The Sub-Plots: Obviously the Greg Salinger storyline from Stern's final few SPECTACULAR SPIDER-MAN issues comes to a head here. Notably, Peter recalls that Greg seemed to trigger his spider-sense in SPECTACULAR #60 while his back was turned, and realizes this happened because of Greg's natural psychotic state when he was unaware of Peter's presence, but that since he liked Peter the danger subsided when they engaged in conversation.

In order to cash in on Jonah Jameson's new policy of only purchasing photographs of Spider-Man messing up, Peter sells the Daily Bugle a set of pictures showing Spidey's initial failure to catch Foolkiller. Joe Robertson advises Peter not to stoop to the level of his rival, Lance Bannon, by playing to Jonah's baser nature in this way.

Continuity Notes: One of the FBI agents killed at the issue's outset is called Sam, a name shared with one of the two agents who accosted Greg in SPECTACULAR #59, though the other agent has a different name from Sam's partner in that previous issue.

Peter thinks about his recent run-ins with the Vulture, Goldbug, and Lightmaster, as seen in AMAZING #224, SPECTACULAR #62, and MARVEL TEAM-UP #113.

At one point, Foolkiller recaps his history as the second person to take up the serial killer's mantle, following the original Foolkiller's death. It should be noted that the original Foolkiller was created by Steve Gerber in the pages of MAN-THING and the second version, Greg, first appeared in Gerber's OMEGA THE UNKNOWN. Presumably Greg was created by Gerber as well, though his first appearance in OMEGA, as a mysterious shadowed figure, was written by Roger Stern.
Uncle Rog Speaks: "Plotting a story is sometimes like coming up with the punchline for a joke, and then backtracking to see how you got there. the Foolkiller story that appeared in AMAZING #225 was like that. The Foolkiller thought that all fools needed to die, and he vowed to kill them all. The only problem with that, I realized, was that everyone is a fool sometime. Oooo! What if he thinks Spider-Man is a fool and tries to kill Spidey, but then he realizes that only a fool would fight Spider-Man? There was my story." -- COMICS CREATORS ON SPIDER-MAN, Titan Books, 2004
The Spider's Web: Three letters this issue cover Denny O'Neil's story in issue 221, and a third, much longer correspondence offers Stern advice for his term on AMAZING SPIDER-MAN: bring back the classic supporting cast, who had been sorely underutilized over the previous couple years by O'Neil.

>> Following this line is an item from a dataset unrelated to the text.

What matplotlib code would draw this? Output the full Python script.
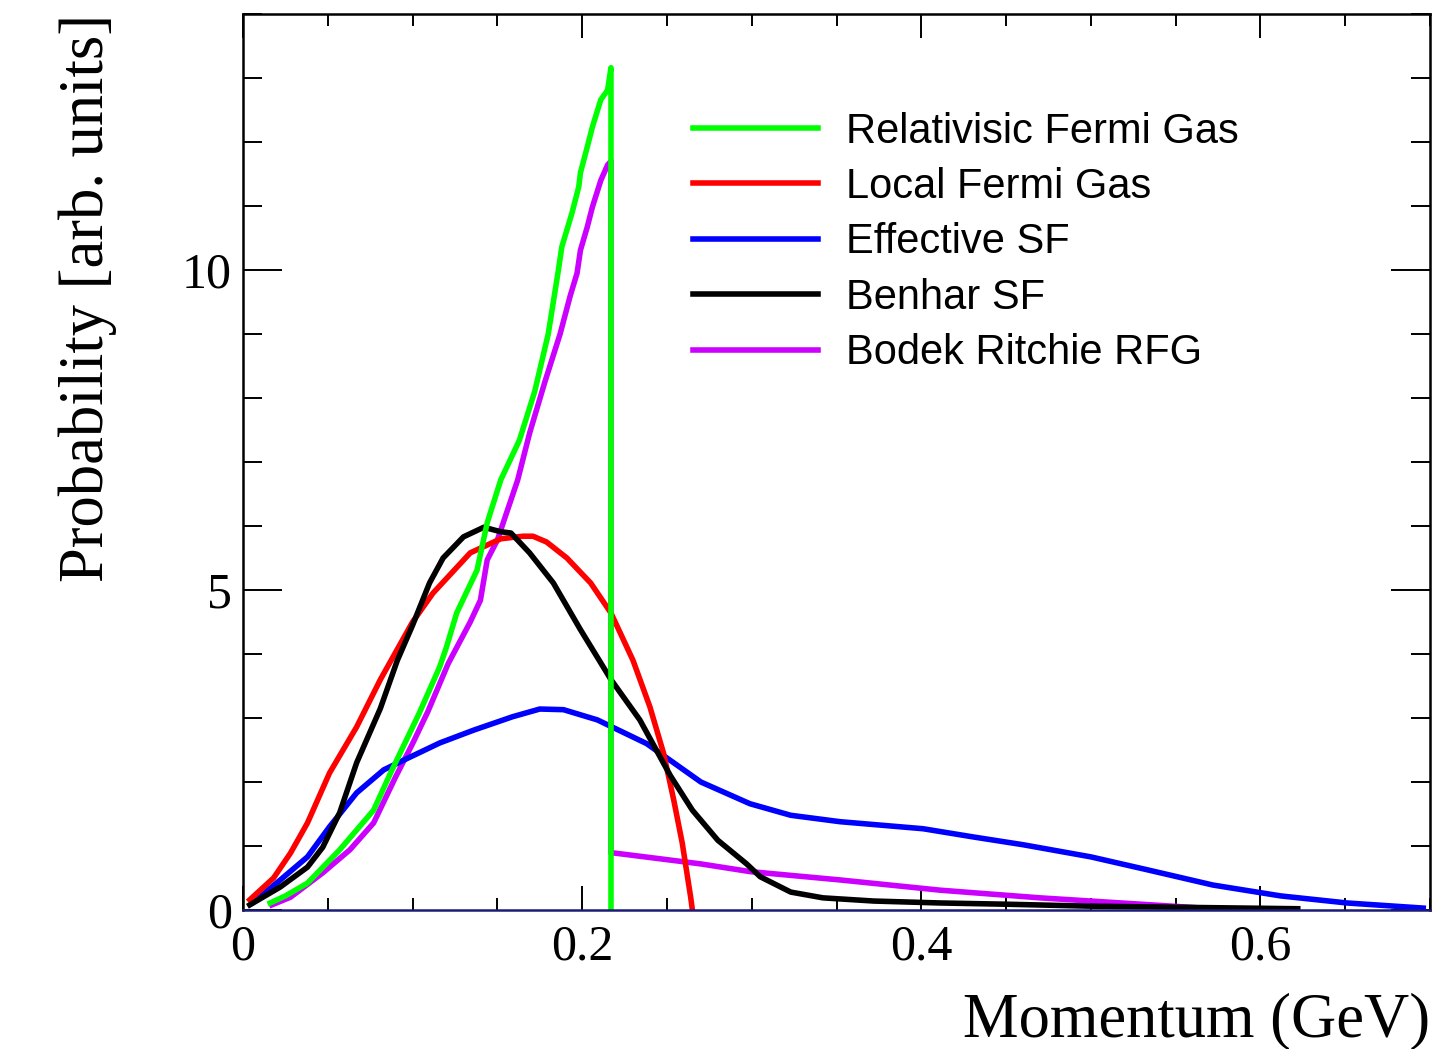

Also On Sale This Month: Spider-Man takes on the Molten Man in PETER PARKER #63, while MARVEL TEAM-UP #114 finds Spidey working with the high-flying Falcon.

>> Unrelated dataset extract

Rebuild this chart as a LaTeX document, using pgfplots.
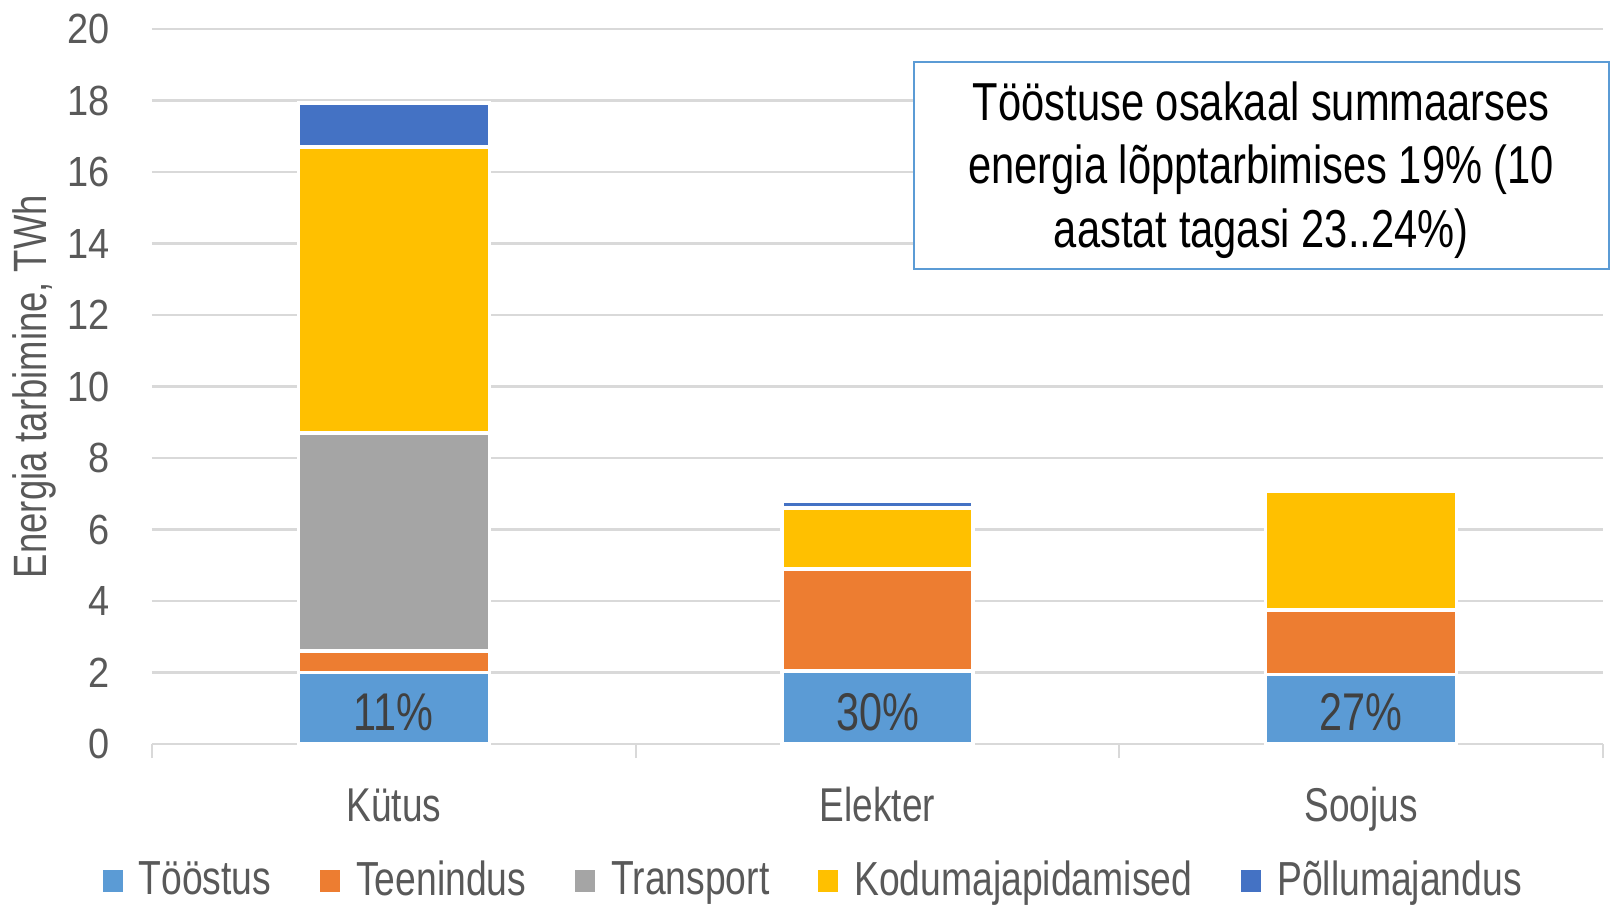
\documentclass[border=0pt]{standalone}
\usepackage{fontspec}
\setmainfont{Liberation Sans}[FakeStretch=0.78]
\newfontfamily\tickf{Liberation Sans}[FakeStretch=0.9]
\usepackage{pgfplots}
\pgfplotsset{compat=1.18}
\definecolor{cToo}{HTML}{5B9BD5}
\definecolor{cTee}{HTML}{ED7D31}
\definecolor{cTra}{HTML}{A5A5A5}
\definecolor{cKod}{HTML}{FFC000}
\definecolor{cPol}{HTML}{4472C4}
\definecolor{txt}{HTML}{595959}
\definecolor{pct}{HTML}{404040}
\definecolor{gridc}{HTML}{D9D9D9}
\begin{document}
\begin{tikzpicture}
\useasboundingbox (-1.52cm,-1.61cm) rectangle (14.59cm,7.44cm);
\begin{axis}[
  at={(0,0)}, anchor=south west,
  scale only axis, width=14.51cm, height=7.15cm,
  ybar stacked, bar width=0.395,
  xmin=-0.5, xmax=2.5, ymin=0, ymax=20,
  clip=false,
  axis y line=left,
  axis x line=bottom,
  y axis line style={draw=none},
  x axis line style={-, draw=gridc, line width=0.6pt},
  xtick={0,1,2}, xticklabels={Kütus,Elekter,Soojus},
  major tick length=0pt,
  ytick style={draw=none},
  extra x ticks={-0.5,0.5,1.5,2.5}, extra x tick labels={},
  extra x tick style={grid=none, major tick length=0.14cm, tick align=outside, tick style={draw=gridc, line width=0.6pt}},
  xticklabel style={anchor=base, yshift=-0.77cm, font=\fontsize{13.5pt}{16pt}\selectfont, text=txt},
  ytick={0,2,...,20},
  ymajorgrids, grid style={draw=gridc, line width=0.6pt},
  yticklabel style={anchor=east, xshift=-0.3cm, font=\tickf\fontsize{12pt}{14pt}\selectfont, text=txt},
  /pgf/number format/assume math mode=true,
  legend columns=5,
  legend style={draw=none, fill=none, at={(-0.0345,-0.1916)}, anchor=west, inner sep=0pt,
    font=\fontsize{13.6pt}{16pt}\selectfont, text=txt,
    nodes={inner sep=0pt},
    /tikz/every odd column/.append style={column sep=0.16cm},
    /tikz/every even column/.append style={column sep=0.49cm}},
  legend image code/.code={\fill[#1, draw=none] (0cm,-0.11cm) rectangle (0.2cm,0.11cm);},
]
\addplot[fill=cToo, draw=white, line width=1pt] coordinates {(0,2.0) (1,2.04) (2,1.95)};
\addplot[fill=cTee, draw=white, line width=1pt] coordinates {(0,0.6) (1,2.85) (2,1.8)};
\addplot[fill=cTra, draw=white, line width=1pt] coordinates {(0,6.1) (1,0) (2,0)};
\addplot[fill=cKod, draw=white, line width=1pt] coordinates {(0,8.0) (1,1.71) (2,3.32)};
\addplot[fill=cPol, draw=white, line width=1pt] coordinates {(0,1.23) (1,0.18)};
\legend{Tööstus,Teenindus,Transport,Kodumajapidamised,Põllumajandus}
\coordinate (p0) at (axis cs:0,0.39);
\coordinate (p1) at (axis cs:1,0.39);
\coordinate (p2) at (axis cs:2,0.39);
\coordinate (b1) at (axis description cs:0.525,0.664);
\coordinate (b2) at (axis description cs:1.004,0.954);
\coordinate (bc) at (axis description cs:0.7645,0.803);
\coordinate (yl) at (axis description cs:-0.0813,0.5);
\end{axis}
\node[anchor=base, text=pct, font=\fontsize{15.1pt}{18pt}\selectfont] at (p0) {11\%};
\node[anchor=base, text=pct, font=\fontsize{15.1pt}{18pt}\selectfont] at (p1) {30\%};
\node[anchor=base, text=pct, font=\fontsize{15.1pt}{18pt}\selectfont] at (p2) {27\%};
\draw[cToo, line width=0.6pt, fill=white] (b1) rectangle (b2);
\node[align=center, text=black, font=\fontsize{15.2pt}{18.07pt}\selectfont] at (bc) {Tööstuse osakaal summaarses\\energia lõpptarbimises 19\% (10\\aastat tagasi 23..24\%)};
\node[rotate=90, text=txt, font=\fontsize{13.3pt}{16pt}\selectfont] at (yl) {Energia tarbimine, TWh};
\end{tikzpicture}
\end{document}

My Thoughts: Foolkiller seems to be one of Steve Gerber's pet characters, as he wrote the majority of stories featuring all of the character's various iterations, but it seems that if anyone should be qualified to pick this particular villain up, it would be Stern, who -- as noted above -- wrote his very first appearance.

And thanks to Stern having more than a passing familiarity with Foolkiller, this turns out to be a fun sort of a psychological thriller. Stern wisely sets up the Foolkiller's menace by having him kill the FBI agents in the opening scene, lest the villain seem otherwise ineffective as Spider-Man saves all his other targets. And, having made Greg Salinger a mostly likable guy in his previous appearances, the rug is well positioned to be pulled from beneath both Spider-Man and the reader as we learn together that this guy is a homicidal maniac.

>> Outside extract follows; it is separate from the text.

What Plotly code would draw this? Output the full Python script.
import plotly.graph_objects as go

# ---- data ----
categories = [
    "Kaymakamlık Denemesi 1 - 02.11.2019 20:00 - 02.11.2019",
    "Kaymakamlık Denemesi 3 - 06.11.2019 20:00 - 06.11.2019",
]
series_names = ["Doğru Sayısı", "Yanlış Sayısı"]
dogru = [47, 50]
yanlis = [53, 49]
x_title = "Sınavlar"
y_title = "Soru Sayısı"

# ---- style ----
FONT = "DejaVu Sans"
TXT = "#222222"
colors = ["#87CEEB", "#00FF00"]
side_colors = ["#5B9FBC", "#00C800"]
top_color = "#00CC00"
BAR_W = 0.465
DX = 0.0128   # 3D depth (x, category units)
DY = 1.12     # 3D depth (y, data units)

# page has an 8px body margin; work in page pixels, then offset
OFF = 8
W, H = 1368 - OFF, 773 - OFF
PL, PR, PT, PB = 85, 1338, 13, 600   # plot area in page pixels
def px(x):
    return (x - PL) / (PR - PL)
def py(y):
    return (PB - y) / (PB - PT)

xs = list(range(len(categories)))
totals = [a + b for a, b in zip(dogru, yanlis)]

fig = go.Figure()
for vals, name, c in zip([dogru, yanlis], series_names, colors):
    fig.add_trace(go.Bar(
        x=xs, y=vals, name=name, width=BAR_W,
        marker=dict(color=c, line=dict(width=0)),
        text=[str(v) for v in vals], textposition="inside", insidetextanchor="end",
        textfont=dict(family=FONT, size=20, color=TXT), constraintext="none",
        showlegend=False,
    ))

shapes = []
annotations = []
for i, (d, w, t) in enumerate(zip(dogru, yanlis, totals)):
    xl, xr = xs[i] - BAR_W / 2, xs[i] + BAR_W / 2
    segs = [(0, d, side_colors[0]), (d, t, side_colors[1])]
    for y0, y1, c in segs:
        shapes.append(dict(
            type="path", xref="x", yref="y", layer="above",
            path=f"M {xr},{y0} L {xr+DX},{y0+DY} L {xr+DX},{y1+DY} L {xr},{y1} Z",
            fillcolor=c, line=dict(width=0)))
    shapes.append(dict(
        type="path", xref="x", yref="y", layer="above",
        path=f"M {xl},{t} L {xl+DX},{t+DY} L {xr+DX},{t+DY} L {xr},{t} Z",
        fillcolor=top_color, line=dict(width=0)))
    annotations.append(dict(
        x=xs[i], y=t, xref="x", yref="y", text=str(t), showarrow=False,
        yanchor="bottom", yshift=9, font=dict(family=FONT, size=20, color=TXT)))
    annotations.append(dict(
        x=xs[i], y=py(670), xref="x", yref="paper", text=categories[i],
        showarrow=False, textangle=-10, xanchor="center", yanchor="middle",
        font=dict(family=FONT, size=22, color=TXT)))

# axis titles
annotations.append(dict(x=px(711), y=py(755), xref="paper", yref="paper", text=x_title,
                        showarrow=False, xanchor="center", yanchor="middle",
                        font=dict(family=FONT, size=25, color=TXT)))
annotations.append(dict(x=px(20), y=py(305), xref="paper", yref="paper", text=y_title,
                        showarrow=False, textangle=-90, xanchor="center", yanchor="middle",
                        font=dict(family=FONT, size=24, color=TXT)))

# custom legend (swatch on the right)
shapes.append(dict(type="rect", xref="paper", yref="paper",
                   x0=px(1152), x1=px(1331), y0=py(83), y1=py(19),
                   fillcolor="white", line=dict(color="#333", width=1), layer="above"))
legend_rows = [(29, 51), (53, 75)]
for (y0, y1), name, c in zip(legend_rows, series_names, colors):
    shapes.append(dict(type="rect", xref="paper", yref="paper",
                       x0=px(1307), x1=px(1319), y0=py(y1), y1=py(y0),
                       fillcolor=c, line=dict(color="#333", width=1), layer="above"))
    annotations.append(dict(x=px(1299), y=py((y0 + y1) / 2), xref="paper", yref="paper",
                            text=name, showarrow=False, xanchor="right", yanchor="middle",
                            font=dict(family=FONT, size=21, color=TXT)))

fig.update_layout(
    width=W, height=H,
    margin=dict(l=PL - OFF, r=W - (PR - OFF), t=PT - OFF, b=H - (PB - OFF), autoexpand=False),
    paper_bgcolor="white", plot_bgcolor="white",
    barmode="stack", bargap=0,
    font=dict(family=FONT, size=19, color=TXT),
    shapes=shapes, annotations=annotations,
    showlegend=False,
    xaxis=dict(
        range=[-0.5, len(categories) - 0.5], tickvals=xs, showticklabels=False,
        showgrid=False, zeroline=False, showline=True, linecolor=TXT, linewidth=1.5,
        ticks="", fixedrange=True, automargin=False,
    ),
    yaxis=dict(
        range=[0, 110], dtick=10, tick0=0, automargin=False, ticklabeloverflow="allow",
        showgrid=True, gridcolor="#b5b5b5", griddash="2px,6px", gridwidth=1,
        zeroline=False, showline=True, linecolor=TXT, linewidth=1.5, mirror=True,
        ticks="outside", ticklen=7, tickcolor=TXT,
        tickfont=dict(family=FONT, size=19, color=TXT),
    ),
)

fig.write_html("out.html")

On another front, it's nice to see Stern exercising his new role as the writer of Spider-Man's flagship title by blending the casts of both main spider-books. Where previously Stern was relegated to using the ESU teaching assistants and Aunt May as his primary supporting cast members, now we see him utilizing Jonah Jameson, Robbie Robertson, and Debra Whitman all in the same story. Though the ESU cast will continue to be primarily the bailiwick of SPECTACULAR, this sort of mingling will continue for the duration of Stern's run, resulting in a more natural and cohesive feel for Peter's life.